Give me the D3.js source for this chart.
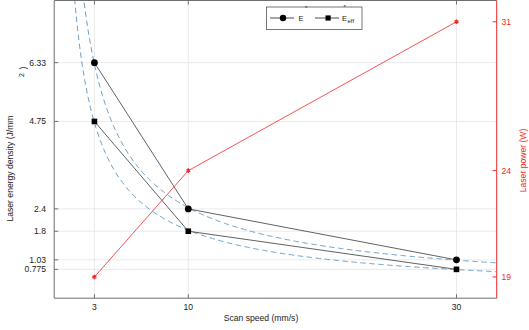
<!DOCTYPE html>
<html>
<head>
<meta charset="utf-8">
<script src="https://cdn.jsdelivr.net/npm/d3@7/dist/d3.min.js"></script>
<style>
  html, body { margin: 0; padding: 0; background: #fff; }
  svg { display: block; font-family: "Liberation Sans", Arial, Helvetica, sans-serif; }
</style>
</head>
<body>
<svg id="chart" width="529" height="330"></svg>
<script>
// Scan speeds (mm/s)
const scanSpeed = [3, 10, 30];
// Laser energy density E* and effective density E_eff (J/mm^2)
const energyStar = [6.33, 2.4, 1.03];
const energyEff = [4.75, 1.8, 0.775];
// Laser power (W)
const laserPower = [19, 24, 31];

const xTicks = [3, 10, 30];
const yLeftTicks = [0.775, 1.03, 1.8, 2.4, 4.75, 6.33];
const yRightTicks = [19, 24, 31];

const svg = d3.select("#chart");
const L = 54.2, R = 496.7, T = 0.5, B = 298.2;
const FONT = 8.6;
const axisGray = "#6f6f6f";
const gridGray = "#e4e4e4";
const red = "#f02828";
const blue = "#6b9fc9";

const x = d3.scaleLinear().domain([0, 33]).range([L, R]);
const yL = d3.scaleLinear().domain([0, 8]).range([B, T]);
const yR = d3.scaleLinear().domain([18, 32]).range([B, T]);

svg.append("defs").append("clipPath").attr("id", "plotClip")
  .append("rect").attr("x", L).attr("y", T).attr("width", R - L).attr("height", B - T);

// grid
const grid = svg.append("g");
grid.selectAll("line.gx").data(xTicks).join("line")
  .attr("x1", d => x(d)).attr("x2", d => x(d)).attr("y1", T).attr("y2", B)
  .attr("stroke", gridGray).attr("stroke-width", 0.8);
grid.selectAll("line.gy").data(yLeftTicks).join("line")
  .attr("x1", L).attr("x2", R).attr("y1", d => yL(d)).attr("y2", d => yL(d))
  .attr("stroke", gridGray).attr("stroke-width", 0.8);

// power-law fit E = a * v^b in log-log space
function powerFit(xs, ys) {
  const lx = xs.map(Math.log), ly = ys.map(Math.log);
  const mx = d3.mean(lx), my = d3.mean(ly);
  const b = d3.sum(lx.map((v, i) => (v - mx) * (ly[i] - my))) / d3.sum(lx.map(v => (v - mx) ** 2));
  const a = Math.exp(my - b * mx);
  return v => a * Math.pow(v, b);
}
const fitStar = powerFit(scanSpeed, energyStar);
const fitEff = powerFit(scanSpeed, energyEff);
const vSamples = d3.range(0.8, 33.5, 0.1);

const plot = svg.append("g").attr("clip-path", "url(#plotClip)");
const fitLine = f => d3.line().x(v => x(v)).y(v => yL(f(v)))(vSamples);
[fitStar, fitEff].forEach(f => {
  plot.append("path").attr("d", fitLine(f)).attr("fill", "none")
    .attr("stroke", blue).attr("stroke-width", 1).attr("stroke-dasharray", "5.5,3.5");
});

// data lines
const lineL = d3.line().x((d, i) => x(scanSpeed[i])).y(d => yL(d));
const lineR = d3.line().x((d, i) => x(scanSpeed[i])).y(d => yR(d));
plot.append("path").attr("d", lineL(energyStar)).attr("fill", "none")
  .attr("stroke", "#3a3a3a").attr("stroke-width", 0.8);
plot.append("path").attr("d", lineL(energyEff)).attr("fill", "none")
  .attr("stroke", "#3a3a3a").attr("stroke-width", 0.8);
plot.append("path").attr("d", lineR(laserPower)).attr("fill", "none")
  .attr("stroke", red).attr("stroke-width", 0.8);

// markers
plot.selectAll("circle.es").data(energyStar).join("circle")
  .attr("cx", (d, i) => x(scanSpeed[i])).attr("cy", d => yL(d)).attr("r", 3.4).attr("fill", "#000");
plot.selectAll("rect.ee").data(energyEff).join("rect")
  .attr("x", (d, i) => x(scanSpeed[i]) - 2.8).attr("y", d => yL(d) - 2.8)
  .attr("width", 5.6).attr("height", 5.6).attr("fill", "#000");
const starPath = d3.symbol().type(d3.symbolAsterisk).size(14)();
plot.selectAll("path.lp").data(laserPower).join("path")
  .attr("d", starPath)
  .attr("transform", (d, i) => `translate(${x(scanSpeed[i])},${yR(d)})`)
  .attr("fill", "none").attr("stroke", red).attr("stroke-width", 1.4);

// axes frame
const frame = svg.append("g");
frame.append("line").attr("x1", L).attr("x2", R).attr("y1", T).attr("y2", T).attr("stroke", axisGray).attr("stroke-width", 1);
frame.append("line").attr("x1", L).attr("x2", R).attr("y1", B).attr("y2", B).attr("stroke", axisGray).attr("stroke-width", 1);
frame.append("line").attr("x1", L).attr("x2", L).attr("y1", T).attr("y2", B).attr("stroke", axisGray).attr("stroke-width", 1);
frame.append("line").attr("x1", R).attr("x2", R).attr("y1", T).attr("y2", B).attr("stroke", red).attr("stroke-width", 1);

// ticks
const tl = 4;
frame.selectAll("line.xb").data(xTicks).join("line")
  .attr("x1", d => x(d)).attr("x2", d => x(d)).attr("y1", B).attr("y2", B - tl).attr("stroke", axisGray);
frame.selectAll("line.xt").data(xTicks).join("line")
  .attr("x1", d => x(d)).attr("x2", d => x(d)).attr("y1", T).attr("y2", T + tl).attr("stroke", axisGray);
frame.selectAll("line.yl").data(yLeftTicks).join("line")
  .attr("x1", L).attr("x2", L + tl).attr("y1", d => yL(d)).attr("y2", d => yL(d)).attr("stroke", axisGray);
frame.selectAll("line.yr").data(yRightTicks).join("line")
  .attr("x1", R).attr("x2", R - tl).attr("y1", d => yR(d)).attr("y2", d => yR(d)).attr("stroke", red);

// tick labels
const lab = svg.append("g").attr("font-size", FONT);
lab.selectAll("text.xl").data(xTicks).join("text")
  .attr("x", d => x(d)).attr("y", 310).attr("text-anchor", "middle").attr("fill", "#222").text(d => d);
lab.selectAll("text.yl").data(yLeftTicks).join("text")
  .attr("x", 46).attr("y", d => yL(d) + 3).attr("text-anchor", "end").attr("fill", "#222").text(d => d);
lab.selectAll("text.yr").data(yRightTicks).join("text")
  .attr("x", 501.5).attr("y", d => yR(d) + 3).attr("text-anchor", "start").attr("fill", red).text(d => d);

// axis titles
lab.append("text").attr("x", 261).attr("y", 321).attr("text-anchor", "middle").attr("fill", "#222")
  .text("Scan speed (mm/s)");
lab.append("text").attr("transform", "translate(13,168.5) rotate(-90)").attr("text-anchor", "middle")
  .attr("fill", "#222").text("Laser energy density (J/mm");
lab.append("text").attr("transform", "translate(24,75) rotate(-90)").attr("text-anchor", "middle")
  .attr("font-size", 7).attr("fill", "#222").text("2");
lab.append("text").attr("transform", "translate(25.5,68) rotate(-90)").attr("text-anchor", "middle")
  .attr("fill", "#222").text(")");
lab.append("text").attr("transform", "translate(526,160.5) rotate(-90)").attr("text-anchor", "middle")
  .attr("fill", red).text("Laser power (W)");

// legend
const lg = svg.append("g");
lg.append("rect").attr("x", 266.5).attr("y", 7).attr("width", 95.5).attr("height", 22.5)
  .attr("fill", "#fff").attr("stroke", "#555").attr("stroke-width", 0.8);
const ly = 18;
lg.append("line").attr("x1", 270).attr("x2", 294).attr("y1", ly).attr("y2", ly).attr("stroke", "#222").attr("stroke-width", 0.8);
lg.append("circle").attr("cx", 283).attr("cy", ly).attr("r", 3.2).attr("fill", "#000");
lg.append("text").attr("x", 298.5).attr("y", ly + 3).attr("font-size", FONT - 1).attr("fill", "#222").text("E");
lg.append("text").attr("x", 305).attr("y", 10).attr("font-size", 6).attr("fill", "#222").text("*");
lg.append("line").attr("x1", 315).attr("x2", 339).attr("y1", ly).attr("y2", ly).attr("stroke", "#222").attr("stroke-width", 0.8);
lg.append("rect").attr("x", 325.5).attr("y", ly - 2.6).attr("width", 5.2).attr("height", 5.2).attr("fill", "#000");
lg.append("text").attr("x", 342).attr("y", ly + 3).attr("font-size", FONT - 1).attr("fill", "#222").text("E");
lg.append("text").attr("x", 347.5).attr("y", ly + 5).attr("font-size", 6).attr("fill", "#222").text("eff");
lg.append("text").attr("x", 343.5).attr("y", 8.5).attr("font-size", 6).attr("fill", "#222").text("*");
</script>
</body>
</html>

--- --- ---

DIRECTIONS: Copy nothing but the lines from the first one in the listing through the line with "const yRightTicks = [19, 24, 31];", and omit the pictures.

SOLUTION:
Give me the D3.js source for this chart.
<!DOCTYPE html>
<html>
<head>
<meta charset="utf-8">
<script src="https://cdn.jsdelivr.net/npm/d3@7/dist/d3.min.js"></script>
<style>
  html, body { margin: 0; padding: 0; background: #fff; }
  svg { display: block; font-family: "Liberation Sans", Arial, Helvetica, sans-serif; }
</style>
</head>
<body>
<svg id="chart" width="529" height="330"></svg>
<script>
// Scan speeds (mm/s)
const scanSpeed = [3, 10, 30];
// Laser energy density E* and effective density E_eff (J/mm^2)
const energyStar = [6.33, 2.4, 1.03];
const energyEff = [4.75, 1.8, 0.775];
// Laser power (W)
const laserPower = [19, 24, 31];

const xTicks = [3, 10, 30];
const yLeftTicks = [0.775, 1.03, 1.8, 2.4, 4.75, 6.33];
const yRightTicks = [19, 24, 31];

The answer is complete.